Rating: Summary: Definitely disappointing Review: I bought this book thinking that there would be a wonderfully insightful, charming story filled with 3Dimensional characters, and Card's intriguing blend of science and fantasy. But no. (HEAVY SIGH) I loved Ender's Game, Speaker and Xenocide but this book . . . I don't know where to start. The pseudo philosophy which was so long and drawn out did not consist of philopsphy per se, but a never ending string of whys and wherefores put forth in whiny voices. YUCKY. The characters were so incredibly white and flatbread - no shades of grey - they just tumbled out of the book and landed SPLAT in my mind. Children of the Mind was more of a bunch of half formed ramblings that came to a quick, insignificant, and ludicrous ending (re: Peter, Wang-Mu and the Little Doctor). What was most disappointing was the Afterword and it's disturbing glimpse into Card's reasonings behind certain aspects of the story. I am sorry to say it has made me reluctant to buy any more of his novels. The disappointment of CotM after the brilliance of Ender's Game and Speaker for the Dead is very disheartening.
Rating: Summary: Let's go back to battle school Review: Ender's Game: 10, Speaker For the Dead: 9, Zenocide: 7, Children of The Mind: 5 A lot of useless self-absorbed inner turmoil and ridiculous pseudo-science in this one. Doesn't have the hard, bitter edge that made Ender's Game so great. These characters bask annoyingly in repentance and unconscionably benevolent gestures toward humanity.
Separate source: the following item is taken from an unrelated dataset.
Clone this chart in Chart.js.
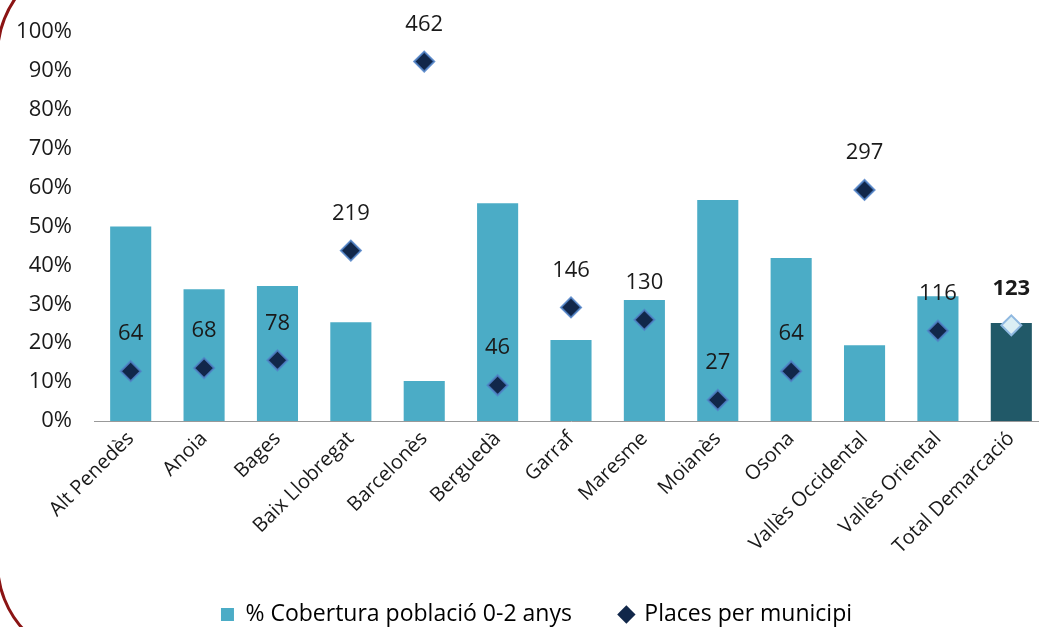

And they preach too much--to each other, to themselves, and therefore to me. It seems as though Card went a little overboard with his latest attempt to teach us to be decent to one another, and in the process forgot to entertain us with plausible scenarios. The parallel to modern-day earth he attempts to portray through absurdly homogeneous ethnic worlds is simplistic, hardly a subtle or elegant allegory. But man, was Ender's Game good. Take us back to battle school. Please.